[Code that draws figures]
——

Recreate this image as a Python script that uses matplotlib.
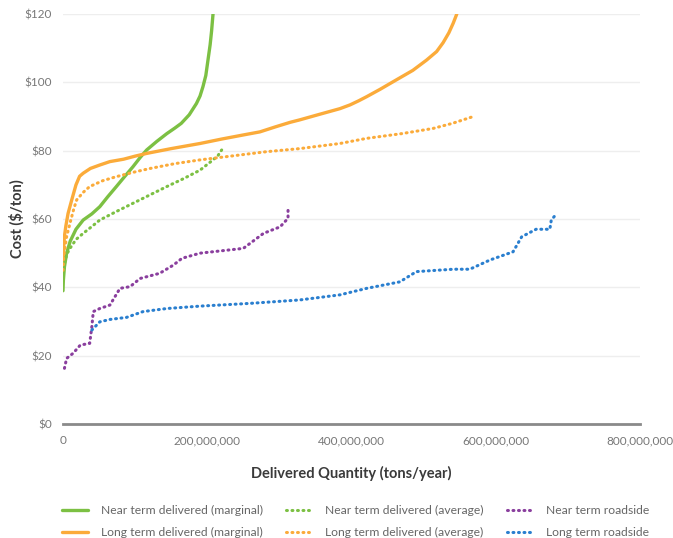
import numpy as np
import matplotlib.pyplot as plt
from matplotlib.ticker import FuncFormatter

# quantities in millions of tons/year, costs in $/ton
near_marg_x = [0, 0.5, 2, 5, 10, 18, 28, 40, 51, 62, 74, 85, 97, 107, 116, 130, 144, 155, 164,
               175, 185, 190, 194, 198, 201, 204, 206, 208]
near_marg_y = [39, 42, 46, 50, 53.5, 57, 59.7, 61.5, 63.6, 66.5, 69.5, 72.3, 75.3, 78, 80.2, 82.7,
               85, 86.6, 88, 90.5, 93.8, 96, 98.7, 102, 106.5, 111, 115, 120]

long_marg_x = [0, 1, 2, 4, 7, 12, 18, 23, 28, 38, 51, 65, 84, 100, 116, 150, 190, 220, 250, 273,
               295, 315, 328, 355, 384, 398, 410, 421, 440, 462, 485, 504, 518, 527, 535, 541, 546]
long_marg_y = [47, 52, 55, 58, 61.6, 65.5, 70, 72.5, 73.4, 74.8, 75.8, 76.8, 77.5, 78.4, 79.2, 80.6,
               82.1, 83.4, 84.6, 85.5, 87, 88.3, 89, 90.6, 92.3, 93.4, 94.6, 95.8, 98, 100.7, 103.5,
               106.5, 109, 111.6, 114.5, 117.3, 120]

near_avg_x = [0, 1, 3, 6, 10, 18, 28, 40, 51, 75, 97, 120, 144, 168, 190, 208, 215, 220]
near_avg_y = [44, 46, 48, 50, 51.5, 54, 55.8, 57.8, 59.7, 62.3, 64.6, 67, 69.5, 71.9, 74.3, 77.3, 78.6, 80.2]

long_avg_x = [0, 1, 3, 5, 10, 15, 19, 28, 37, 55, 74, 100, 121, 155, 190, 240, 282, 328, 384, 421,
              470, 513, 540, 566]
long_avg_y = [45, 49, 52, 54.8, 59, 63, 65.6, 67.8, 69.5, 71.2, 72.4, 73.8, 74.8, 76.2, 77.3, 78.6,
              79.7, 80.6, 82.1, 83.6, 85, 86.5, 88, 89.8]

near_road_x = [2, 5, 14, 24, 37, 40, 42, 51, 65, 79, 93, 107, 134, 153, 165, 190, 250, 278, 301, 312, 312]
near_road_y = [16.3, 19.2, 20.7, 23.1, 23.6, 28.5, 32.9, 33.8, 34.8, 39.7, 40.2, 42.6, 44.1, 46.5,
               48.5, 50, 51.4, 55.8, 57.7, 60.2, 63.6]

long_road_x = [40, 51, 65, 88, 111, 144, 190, 259, 328, 384, 421, 467, 490, 541, 564, 592, 624, 636,
               656, 675, 677, 683]
long_road_y = [27.5, 29.9, 30.6, 31.2, 32.9, 33.8, 34.5, 35.3, 36.3, 37.8, 39.7, 41.6, 44.6, 45.3,
               45.3, 48, 50.4, 54.8, 57, 57, 59.7, 61.2]

labels = ['Near term delivered (marginal)', 'Long term delivered (marginal)',
          'Near term delivered (average)', 'Long term delivered (average)',
          'Near term roadside', 'Long term roadside']

green = '#7cc043'
orange = '#fbab3a'
purple = '#8a3f9e'
blue = '#2a7fcf'

plt.rcParams['font.family'] = ['Lato', 'DejaVu Sans']

fig = plt.figure(figsize=(6.73, 5.38), dpi=100)
ax = fig.add_axes([63/673, 1 - 424/538, (640 - 63)/673, 410/538])

M = 1e6
solid = dict(lw=2.4, solid_capstyle='round', solid_joinstyle='round')
dots = dict(lw=2.2, linestyle=(0, (0.3, 1.5)), dash_capstyle='round')

ax.plot(np.array(near_marg_x) * M, near_marg_y, color=green, label=labels[0], **solid)
ax.plot(np.array(long_marg_x) * M, long_marg_y, color=orange, label=labels[1], **solid)
ax.plot(np.array(near_avg_x) * M, near_avg_y, color=green, label=labels[2], **dots)
ax.plot(np.array(long_avg_x) * M, long_avg_y, color=orange, label=labels[3], **dots)
ax.plot(np.array(near_road_x) * M, near_road_y, color=purple, label=labels[4], **dots)
ax.plot(np.array(long_road_x) * M, long_road_y, color=blue, label=labels[5], **dots)

ax.set_xlim(0, 800 * M)
ax.set_ylim(0, 120)
ax.set_xticks(np.arange(0, 801, 200) * M)
ax.set_yticks(np.arange(0, 121, 20))
ax.xaxis.set_major_formatter(FuncFormatter(lambda v, p: f'{int(v):,}'))
ax.yaxis.set_major_formatter(FuncFormatter(lambda v, p: f'${int(v)}'))

for s in ['top', 'right', 'left']:
    ax.spines[s].set_visible(False)
ax.spines['bottom'].set_color('#8a8a8a')
ax.spines['bottom'].set_linewidth(2)
ax.grid(axis='y', color='#eeeeee', lw=1)
ax.set_axisbelow(True)
ax.tick_params(length=0, colors='#777777', labelsize=8.5, pad=8)

ax.set_ylabel('Cost ($/ton)', fontsize=10.5, fontweight='bold', color='#3a3a3a')
ax.yaxis.set_label_coords(-0.066, 0.5)
ax.set_xlabel('Delivered Quantity (tons/year)', fontsize=10.5, fontweight='bold', color='#3a3a3a', labelpad=14)

fig.legend(loc='upper left', bbox_to_anchor=(51/673, 1 - 494/538), ncol=3, frameon=False,
           fontsize=8.7, handlelength=2.15, handletextpad=1.1, columnspacing=1.9,
           labelspacing=0.9, labelcolor='#666666')

plt.savefig('out.png', dpi=100)
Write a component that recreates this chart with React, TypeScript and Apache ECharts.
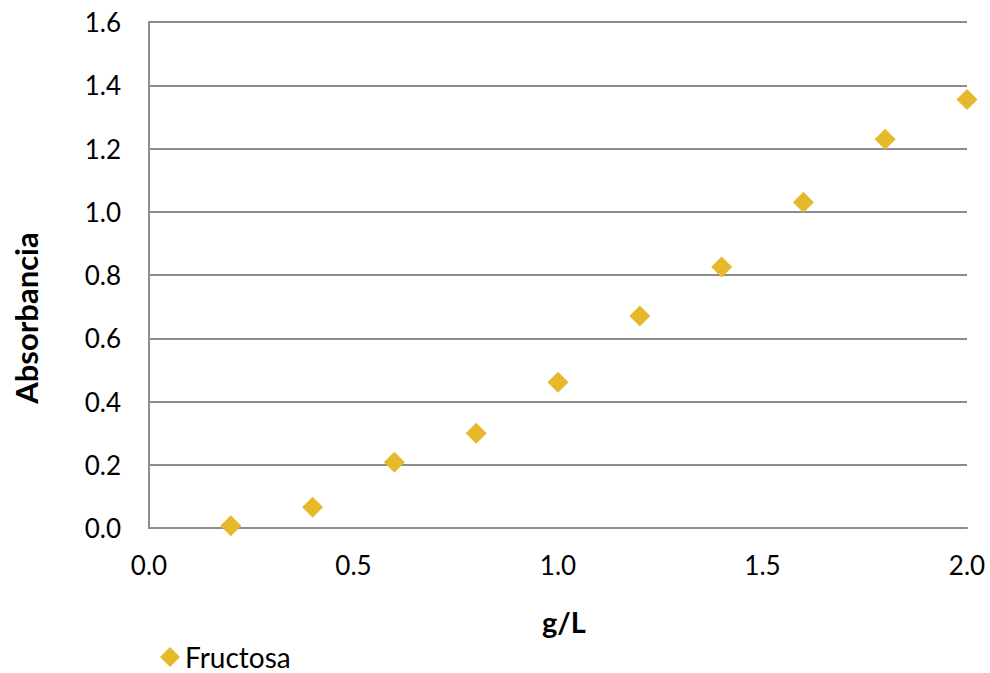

——

Make an exact copy of the listing above. Do not include the pictures.

Recreate this image as a Python script that uses matplotlib.
import numpy as np
import matplotlib.pyplot as plt
from matplotlib.ticker import FuncFormatter

# quantities in millions of tons/year, costs in $/ton
near_marg_x = [0, 0.5, 2, 5, 10, 18, 28, 40, 51, 62, 74, 85, 97, 107, 116, 130, 144, 155, 164,
               175, 185, 190, 194, 198, 201, 204, 206, 208]
near_marg_y = [39, 42, 46, 50, 53.5, 57, 59.7, 61.5, 63.6, 66.5, 69.5, 72.3, 75.3, 78, 80.2, 82.7,
               85, 86.6, 88, 90.5, 93.8, 96, 98.7, 102, 106.5, 111, 115, 120]

long_marg_x = [0, 1, 2, 4, 7, 12, 18, 23, 28, 38, 51, 65, 84, 100, 116, 150, 190, 220, 250, 273,
               295, 315, 328, 355, 384, 398, 410, 421, 440, 462, 485, 504, 518, 527, 535, 541, 546]
long_marg_y = [47, 52, 55, 58, 61.6, 65.5, 70, 72.5, 73.4, 74.8, 75.8, 76.8, 77.5, 78.4, 79.2, 80.6,
               82.1, 83.4, 84.6, 85.5, 87, 88.3, 89, 90.6, 92.3, 93.4, 94.6, 95.8, 98, 100.7, 103.5,
               106.5, 109, 111.6, 114.5, 117.3, 120]

near_avg_x = [0, 1, 3, 6, 10, 18, 28, 40, 51, 75, 97, 120, 144, 168, 190, 208, 215, 220]
near_avg_y = [44, 46, 48, 50, 51.5, 54, 55.8, 57.8, 59.7, 62.3, 64.6, 67, 69.5, 71.9, 74.3, 77.3, 78.6, 80.2]

long_avg_x = [0, 1, 3, 5, 10, 15, 19, 28, 37, 55, 74, 100, 121, 155, 190, 240, 282, 328, 384, 421,
              470, 513, 540, 566]
long_avg_y = [45, 49, 52, 54.8, 59, 63, 65.6, 67.8, 69.5, 71.2, 72.4, 73.8, 74.8, 76.2, 77.3, 78.6,
              79.7, 80.6, 82.1, 83.6, 85, 86.5, 88, 89.8]

near_road_x = [2, 5, 14, 24, 37, 40, 42, 51, 65, 79, 93, 107, 134, 153, 165, 190, 250, 278, 301, 312, 312]
near_road_y = [16.3, 19.2, 20.7, 23.1, 23.6, 28.5, 32.9, 33.8, 34.8, 39.7, 40.2, 42.6, 44.1, 46.5,
               48.5, 50, 51.4, 55.8, 57.7, 60.2, 63.6]

long_road_x = [40, 51, 65, 88, 111, 144, 190, 259, 328, 384, 421, 467, 490, 541, 564, 592, 624, 636,
               656, 675, 677, 683]
long_road_y = [27.5, 29.9, 30.6, 31.2, 32.9, 33.8, 34.5, 35.3, 36.3, 37.8, 39.7, 41.6, 44.6, 45.3,
               45.3, 48, 50.4, 54.8, 57, 57, 59.7, 61.2]

labels = ['Near term delivered (marginal)', 'Long term delivered (marginal)',
          'Near term delivered (average)', 'Long term delivered (average)',
          'Near term roadside', 'Long term roadside']

green = '#7cc043'
orange = '#fbab3a'
purple = '#8a3f9e'
blue = '#2a7fcf'

plt.rcParams['font.family'] = ['Lato', 'DejaVu Sans']

fig = plt.figure(figsize=(6.73, 5.38), dpi=100)
ax = fig.add_axes([63/673, 1 - 424/538, (640 - 63)/673, 410/538])

M = 1e6
solid = dict(lw=2.4, solid_capstyle='round', solid_joinstyle='round')
dots = dict(lw=2.2, linestyle=(0, (0.3, 1.5)), dash_capstyle='round')

ax.plot(np.array(near_marg_x) * M, near_marg_y, color=green, label=labels[0], **solid)
ax.plot(np.array(long_marg_x) * M, long_marg_y, color=orange, label=labels[1], **solid)
ax.plot(np.array(near_avg_x) * M, near_avg_y, color=green, label=labels[2], **dots)
ax.plot(np.array(long_avg_x) * M, long_avg_y, color=orange, label=labels[3], **dots)
ax.plot(np.array(near_road_x) * M, near_road_y, color=purple, label=labels[4], **dots)
ax.plot(np.array(long_road_x) * M, long_road_y, color=blue, label=labels[5], **dots)

ax.set_xlim(0, 800 * M)
ax.set_ylim(0, 120)
ax.set_xticks(np.arange(0, 801, 200) * M)
ax.set_yticks(np.arange(0, 121, 20))
ax.xaxis.set_major_formatter(FuncFormatter(lambda v, p: f'{int(v):,}'))
ax.yaxis.set_major_formatter(FuncFormatter(lambda v, p: f'${int(v)}'))

for s in ['top', 'right', 'left']:
    ax.spines[s].set_visible(False)
ax.spines['bottom'].set_color('#8a8a8a')
ax.spines['bottom'].set_linewidth(2)
ax.grid(axis='y', color='#eeeeee', lw=1)
ax.set_axisbelow(True)
ax.tick_params(length=0, colors='#777777', labelsize=8.5, pad=8)

ax.set_ylabel('Cost ($/ton)', fontsize=10.5, fontweight='bold', color='#3a3a3a')
ax.yaxis.set_label_coords(-0.066, 0.5)
ax.set_xlabel('Delivered Quantity (tons/year)', fontsize=10.5, fontweight='bold', color='#3a3a3a', labelpad=14)

fig.legend(loc='upper left', bbox_to_anchor=(51/673, 1 - 494/538), ncol=3, frameon=False,
           fontsize=8.7, handlelength=2.15, handletextpad=1.1, columnspacing=1.9,
           labelspacing=0.9, labelcolor='#666666')

plt.savefig('out.png', dpi=100)
Write a component that recreates this chart with React, TypeScript and Apache ECharts.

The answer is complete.